Hooray for advice and comments! You all rock.

First, Horace: I'm TA-ing the course so one of the constant challenges is being the one who interacts most closely with the students but does not design the shape of the course. I like being the "translator" or go-between the prof and the students, as what they _don't_ get teaches me a lot about how to teach (and it's clear that a lot of these profs haven't really talked to the students in a while and no longer have an up-to-date grasp on what students do and do not know). On the relationship side of it, we're on the quarter system here in California, fans of academic serial monogamy and quickie divorces, so all of us will have "so moved on" in just a few weeks, heh.

Medieval Woman, I have been known to tell people I would ask a fellow TA to read and re-grade the midterm for me, but they would have to accept that new grade, even if it was lower!

Adjunct whore: I love your system!

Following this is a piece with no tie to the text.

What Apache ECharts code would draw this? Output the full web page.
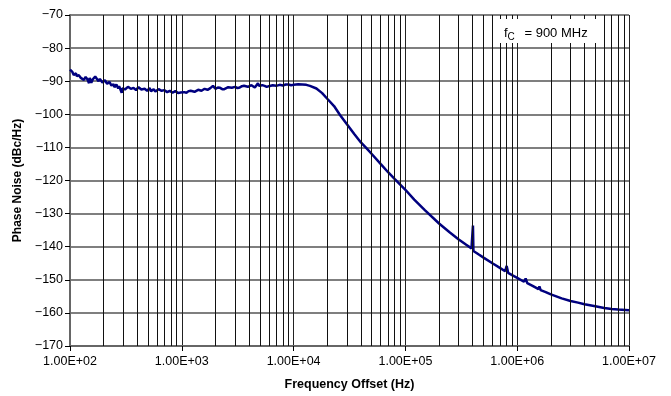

Unfortunately these are in-class midterms so asking people to do over an ID and contextualization of a passage over would guarantee them an A (particularly if they could go home and check their books.) But definitely adding more work means that only the truly dedicated will try to up their grade, and then they've actually worked really hard for it and I have no problem raising it.

As an update: one of the TAs has a very different style than me and spent the first 5 weeks prepping them on practice midterms; of course they did fabulously. But I have spent those weeks pushing them to prepare their research proposals and worked with them on how to develop their research into an argument, with the results that their proposals they just turned in all look like proposals and are very close to having thesises, whereas she got a lot of things that said "I want to look at identity in [blank] period literature," so ha! I am somewhat justified!

And if anyone else wants to chime in, please do!